#### Required task
Search the entries for the word "diagram" and pull out each line that has it.

#### Source code of charts
┌──

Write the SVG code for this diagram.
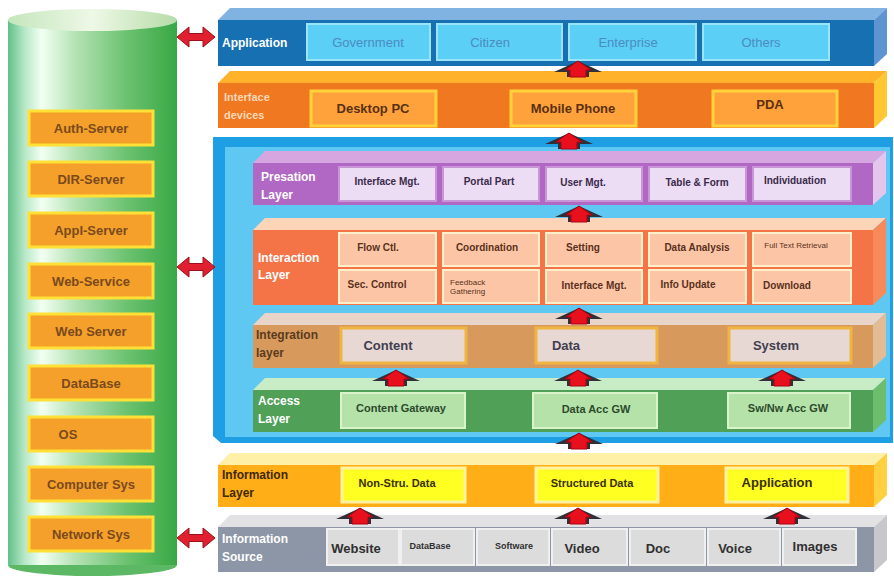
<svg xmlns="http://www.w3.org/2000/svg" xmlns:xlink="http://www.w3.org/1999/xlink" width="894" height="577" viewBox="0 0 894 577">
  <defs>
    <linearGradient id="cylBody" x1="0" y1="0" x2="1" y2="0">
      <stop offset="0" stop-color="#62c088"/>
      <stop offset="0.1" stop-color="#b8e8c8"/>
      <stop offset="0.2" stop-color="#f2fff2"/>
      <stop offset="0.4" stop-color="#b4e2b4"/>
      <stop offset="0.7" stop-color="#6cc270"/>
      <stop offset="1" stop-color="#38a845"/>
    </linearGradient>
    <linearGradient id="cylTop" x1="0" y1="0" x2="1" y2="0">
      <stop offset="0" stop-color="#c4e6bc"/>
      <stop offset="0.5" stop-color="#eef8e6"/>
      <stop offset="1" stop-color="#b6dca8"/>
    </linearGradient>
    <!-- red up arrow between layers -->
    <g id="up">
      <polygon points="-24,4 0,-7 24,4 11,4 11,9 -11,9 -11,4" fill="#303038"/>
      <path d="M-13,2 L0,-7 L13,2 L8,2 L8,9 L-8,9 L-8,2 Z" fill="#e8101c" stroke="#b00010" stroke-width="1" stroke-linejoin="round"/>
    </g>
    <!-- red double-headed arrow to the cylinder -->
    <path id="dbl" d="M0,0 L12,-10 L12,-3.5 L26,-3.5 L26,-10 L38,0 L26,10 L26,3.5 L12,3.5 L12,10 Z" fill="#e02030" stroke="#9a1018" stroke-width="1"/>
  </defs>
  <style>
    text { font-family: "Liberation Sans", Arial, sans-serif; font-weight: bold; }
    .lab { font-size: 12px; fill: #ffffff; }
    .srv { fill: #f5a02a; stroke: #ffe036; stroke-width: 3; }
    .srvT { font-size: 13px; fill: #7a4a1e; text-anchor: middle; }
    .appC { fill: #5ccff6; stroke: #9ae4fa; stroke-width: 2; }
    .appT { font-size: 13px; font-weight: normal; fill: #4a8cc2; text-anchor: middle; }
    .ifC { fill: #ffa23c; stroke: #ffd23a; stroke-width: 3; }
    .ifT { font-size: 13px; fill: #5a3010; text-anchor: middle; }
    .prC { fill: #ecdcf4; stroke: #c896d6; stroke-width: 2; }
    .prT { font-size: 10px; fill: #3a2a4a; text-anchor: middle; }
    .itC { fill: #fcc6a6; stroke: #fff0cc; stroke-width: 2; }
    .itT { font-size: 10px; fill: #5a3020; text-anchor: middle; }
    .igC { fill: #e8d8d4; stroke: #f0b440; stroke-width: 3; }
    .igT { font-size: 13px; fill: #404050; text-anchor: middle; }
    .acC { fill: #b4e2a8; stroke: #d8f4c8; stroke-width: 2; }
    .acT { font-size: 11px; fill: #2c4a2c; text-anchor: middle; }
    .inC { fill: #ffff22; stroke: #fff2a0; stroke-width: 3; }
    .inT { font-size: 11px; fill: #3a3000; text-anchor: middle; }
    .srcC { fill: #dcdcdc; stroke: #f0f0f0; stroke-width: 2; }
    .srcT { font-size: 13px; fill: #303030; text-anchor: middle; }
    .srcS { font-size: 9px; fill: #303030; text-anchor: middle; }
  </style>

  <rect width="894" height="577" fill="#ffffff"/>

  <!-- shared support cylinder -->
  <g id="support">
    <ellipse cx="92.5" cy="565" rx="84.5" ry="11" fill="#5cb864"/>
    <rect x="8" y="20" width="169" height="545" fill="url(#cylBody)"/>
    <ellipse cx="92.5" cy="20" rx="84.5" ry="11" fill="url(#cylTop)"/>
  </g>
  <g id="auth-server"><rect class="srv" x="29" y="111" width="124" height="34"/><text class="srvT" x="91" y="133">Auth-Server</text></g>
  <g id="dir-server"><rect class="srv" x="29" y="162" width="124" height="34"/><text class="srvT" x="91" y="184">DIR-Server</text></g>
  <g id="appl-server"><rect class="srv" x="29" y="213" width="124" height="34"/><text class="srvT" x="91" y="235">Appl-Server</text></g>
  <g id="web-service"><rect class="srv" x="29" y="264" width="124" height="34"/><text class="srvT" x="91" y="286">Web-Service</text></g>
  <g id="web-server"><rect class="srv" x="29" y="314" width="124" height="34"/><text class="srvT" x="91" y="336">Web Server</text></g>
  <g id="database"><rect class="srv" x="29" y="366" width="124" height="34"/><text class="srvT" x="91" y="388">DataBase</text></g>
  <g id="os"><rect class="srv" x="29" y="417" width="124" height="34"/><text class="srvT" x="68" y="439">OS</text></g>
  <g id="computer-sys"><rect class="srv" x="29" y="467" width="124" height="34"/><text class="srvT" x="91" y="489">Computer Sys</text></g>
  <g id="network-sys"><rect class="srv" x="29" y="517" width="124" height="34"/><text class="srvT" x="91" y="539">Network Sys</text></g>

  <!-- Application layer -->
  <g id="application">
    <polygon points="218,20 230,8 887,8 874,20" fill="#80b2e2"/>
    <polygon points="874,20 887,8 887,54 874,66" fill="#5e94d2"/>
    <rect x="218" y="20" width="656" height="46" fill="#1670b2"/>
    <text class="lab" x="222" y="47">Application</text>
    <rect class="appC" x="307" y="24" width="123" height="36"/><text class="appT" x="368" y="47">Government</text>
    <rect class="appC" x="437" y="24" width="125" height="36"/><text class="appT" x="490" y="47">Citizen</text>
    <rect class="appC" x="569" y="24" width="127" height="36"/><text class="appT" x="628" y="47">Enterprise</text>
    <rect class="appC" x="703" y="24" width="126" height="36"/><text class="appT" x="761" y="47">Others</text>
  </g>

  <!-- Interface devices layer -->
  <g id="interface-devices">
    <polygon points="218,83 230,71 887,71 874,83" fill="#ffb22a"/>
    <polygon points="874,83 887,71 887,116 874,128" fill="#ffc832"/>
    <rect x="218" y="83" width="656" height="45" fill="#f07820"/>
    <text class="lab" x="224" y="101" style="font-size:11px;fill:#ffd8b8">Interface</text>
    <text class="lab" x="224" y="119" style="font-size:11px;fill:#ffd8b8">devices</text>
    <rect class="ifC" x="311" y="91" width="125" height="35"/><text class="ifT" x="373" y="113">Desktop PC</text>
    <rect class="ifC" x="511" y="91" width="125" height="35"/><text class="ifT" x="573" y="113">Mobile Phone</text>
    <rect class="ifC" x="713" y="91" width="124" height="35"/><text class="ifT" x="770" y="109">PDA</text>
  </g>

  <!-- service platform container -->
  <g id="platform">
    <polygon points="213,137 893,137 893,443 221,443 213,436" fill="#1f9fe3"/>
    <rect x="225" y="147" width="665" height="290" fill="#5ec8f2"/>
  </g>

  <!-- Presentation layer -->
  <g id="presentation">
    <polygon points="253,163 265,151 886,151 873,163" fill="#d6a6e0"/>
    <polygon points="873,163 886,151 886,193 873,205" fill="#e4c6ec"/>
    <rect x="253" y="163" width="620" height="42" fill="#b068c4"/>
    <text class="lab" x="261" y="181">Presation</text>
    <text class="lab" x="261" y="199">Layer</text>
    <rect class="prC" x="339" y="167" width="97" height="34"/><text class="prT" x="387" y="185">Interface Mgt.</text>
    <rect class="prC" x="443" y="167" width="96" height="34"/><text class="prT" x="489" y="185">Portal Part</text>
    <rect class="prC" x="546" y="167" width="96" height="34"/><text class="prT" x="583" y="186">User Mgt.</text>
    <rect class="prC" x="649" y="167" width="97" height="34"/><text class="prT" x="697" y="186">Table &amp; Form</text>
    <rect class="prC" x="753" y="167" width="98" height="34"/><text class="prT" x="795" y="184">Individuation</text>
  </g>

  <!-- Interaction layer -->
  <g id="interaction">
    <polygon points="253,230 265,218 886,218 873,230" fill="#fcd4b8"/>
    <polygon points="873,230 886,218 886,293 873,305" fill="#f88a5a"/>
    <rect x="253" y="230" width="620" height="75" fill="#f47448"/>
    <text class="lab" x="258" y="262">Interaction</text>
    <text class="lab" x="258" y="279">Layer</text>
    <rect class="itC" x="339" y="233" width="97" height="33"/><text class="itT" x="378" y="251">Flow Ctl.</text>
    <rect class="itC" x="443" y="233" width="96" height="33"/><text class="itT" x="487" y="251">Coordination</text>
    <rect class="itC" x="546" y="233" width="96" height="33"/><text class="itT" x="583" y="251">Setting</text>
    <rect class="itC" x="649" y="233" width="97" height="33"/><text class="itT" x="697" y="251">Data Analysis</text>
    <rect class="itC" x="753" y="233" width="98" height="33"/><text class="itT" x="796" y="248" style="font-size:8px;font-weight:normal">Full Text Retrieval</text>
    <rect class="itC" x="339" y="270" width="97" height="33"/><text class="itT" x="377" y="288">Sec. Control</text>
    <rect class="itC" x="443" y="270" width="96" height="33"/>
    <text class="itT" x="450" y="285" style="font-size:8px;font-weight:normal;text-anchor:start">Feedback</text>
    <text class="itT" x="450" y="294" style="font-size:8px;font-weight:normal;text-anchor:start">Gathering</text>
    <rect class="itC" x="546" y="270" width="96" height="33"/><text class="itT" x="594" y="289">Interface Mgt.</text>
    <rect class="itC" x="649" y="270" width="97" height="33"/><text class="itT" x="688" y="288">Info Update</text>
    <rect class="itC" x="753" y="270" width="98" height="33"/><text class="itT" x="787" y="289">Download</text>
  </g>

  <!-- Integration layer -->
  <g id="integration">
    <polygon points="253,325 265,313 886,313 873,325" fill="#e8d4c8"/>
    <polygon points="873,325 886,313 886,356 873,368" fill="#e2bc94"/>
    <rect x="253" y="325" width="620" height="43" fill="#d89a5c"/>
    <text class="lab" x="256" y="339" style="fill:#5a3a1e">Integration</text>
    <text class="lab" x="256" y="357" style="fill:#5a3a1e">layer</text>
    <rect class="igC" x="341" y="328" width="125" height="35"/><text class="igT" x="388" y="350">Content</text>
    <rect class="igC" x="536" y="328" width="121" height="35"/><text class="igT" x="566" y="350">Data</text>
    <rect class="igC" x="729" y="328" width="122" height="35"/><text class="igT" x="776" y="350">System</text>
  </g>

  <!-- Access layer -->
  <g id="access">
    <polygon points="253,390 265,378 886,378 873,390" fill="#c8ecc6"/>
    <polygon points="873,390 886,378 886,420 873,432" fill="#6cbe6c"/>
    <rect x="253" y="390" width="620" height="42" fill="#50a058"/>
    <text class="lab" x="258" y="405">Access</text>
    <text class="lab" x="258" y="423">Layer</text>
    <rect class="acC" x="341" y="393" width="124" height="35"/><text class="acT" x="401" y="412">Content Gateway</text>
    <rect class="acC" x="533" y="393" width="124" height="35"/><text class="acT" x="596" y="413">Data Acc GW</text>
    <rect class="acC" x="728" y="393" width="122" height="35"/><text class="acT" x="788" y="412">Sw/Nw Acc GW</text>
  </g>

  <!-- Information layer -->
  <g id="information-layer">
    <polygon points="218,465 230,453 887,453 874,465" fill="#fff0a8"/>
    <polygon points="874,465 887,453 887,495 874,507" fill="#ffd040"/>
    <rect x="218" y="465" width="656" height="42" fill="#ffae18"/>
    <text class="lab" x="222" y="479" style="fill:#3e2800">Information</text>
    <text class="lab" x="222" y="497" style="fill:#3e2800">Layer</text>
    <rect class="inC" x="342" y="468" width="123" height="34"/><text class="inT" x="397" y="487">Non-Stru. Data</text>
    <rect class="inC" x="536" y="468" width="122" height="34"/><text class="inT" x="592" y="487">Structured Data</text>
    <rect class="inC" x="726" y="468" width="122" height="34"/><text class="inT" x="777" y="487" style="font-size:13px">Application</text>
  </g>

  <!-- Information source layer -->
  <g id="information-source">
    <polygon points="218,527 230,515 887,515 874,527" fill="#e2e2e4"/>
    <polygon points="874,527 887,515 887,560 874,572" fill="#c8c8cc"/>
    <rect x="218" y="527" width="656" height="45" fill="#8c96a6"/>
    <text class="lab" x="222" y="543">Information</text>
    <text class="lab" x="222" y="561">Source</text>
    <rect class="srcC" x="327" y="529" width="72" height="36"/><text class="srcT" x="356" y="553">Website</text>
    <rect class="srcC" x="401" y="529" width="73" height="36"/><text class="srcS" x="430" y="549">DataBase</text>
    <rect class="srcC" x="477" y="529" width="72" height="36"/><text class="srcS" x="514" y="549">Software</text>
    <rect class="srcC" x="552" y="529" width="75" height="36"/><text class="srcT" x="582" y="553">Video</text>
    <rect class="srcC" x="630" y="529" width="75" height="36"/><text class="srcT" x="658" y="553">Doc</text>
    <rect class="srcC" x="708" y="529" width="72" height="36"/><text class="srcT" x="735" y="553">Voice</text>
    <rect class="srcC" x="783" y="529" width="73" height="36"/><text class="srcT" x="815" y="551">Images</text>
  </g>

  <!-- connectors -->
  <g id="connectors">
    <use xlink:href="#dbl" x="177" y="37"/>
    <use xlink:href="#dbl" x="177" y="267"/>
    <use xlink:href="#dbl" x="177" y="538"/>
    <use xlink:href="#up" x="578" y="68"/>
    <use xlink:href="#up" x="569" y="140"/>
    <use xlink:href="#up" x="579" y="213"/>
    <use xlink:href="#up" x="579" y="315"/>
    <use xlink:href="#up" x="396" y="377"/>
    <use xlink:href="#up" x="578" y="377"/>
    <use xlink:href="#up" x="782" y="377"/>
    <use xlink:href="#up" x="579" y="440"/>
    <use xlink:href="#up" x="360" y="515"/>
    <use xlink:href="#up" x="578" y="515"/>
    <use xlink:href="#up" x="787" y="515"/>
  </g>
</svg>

└──
┌──

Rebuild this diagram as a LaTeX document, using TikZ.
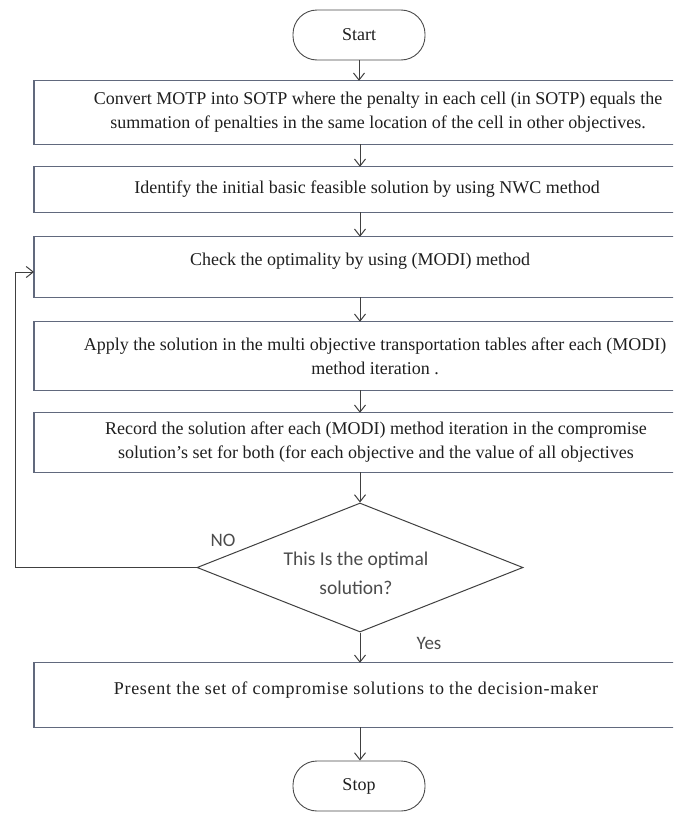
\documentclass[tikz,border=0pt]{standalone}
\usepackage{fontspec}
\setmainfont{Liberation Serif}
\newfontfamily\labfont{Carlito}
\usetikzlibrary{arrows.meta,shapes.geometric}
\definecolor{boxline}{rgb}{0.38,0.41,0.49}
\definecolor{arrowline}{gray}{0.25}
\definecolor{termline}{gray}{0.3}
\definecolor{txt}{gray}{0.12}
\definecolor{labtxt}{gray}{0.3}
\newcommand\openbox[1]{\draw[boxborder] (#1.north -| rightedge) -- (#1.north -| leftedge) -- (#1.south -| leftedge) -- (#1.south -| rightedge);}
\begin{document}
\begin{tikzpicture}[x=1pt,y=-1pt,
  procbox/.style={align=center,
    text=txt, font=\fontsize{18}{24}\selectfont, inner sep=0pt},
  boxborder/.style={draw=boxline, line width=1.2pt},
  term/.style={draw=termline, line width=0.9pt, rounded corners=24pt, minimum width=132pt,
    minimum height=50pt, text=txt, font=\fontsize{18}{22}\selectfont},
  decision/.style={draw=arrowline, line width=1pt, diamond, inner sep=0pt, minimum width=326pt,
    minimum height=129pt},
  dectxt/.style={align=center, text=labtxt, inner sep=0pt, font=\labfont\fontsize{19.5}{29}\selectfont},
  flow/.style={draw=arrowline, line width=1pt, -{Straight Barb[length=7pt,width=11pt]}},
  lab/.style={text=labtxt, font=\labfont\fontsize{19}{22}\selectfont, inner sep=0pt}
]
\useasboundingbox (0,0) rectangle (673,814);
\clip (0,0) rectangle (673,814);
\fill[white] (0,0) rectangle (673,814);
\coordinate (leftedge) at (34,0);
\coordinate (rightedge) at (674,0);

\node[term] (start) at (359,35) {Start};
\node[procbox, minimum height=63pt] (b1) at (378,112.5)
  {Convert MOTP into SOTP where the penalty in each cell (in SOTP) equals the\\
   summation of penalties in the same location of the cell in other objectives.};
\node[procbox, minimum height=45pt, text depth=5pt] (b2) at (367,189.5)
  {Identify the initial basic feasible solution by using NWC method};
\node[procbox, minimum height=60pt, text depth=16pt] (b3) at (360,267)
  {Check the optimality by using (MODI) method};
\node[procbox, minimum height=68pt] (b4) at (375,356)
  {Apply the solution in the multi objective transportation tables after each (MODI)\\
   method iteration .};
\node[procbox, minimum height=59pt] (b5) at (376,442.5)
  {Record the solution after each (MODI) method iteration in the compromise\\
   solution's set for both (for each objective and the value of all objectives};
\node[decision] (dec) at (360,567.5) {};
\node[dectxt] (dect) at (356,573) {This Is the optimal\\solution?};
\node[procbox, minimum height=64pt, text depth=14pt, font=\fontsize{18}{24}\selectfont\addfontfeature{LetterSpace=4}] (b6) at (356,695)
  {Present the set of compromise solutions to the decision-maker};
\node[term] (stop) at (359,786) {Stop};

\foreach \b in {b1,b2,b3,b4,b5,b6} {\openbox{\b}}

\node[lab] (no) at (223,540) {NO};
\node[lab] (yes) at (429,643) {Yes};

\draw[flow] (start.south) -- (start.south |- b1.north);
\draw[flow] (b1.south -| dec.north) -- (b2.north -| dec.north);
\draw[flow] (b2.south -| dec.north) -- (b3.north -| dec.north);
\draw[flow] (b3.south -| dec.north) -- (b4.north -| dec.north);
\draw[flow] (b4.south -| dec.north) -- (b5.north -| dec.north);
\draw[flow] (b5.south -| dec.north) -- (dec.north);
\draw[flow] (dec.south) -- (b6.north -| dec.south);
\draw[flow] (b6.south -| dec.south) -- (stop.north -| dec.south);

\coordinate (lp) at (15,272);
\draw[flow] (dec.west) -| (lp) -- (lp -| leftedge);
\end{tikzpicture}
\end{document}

└──

#### Correct output
Write the SVG code for this diagram.
Rebuild this diagram as a LaTeX document, using TikZ.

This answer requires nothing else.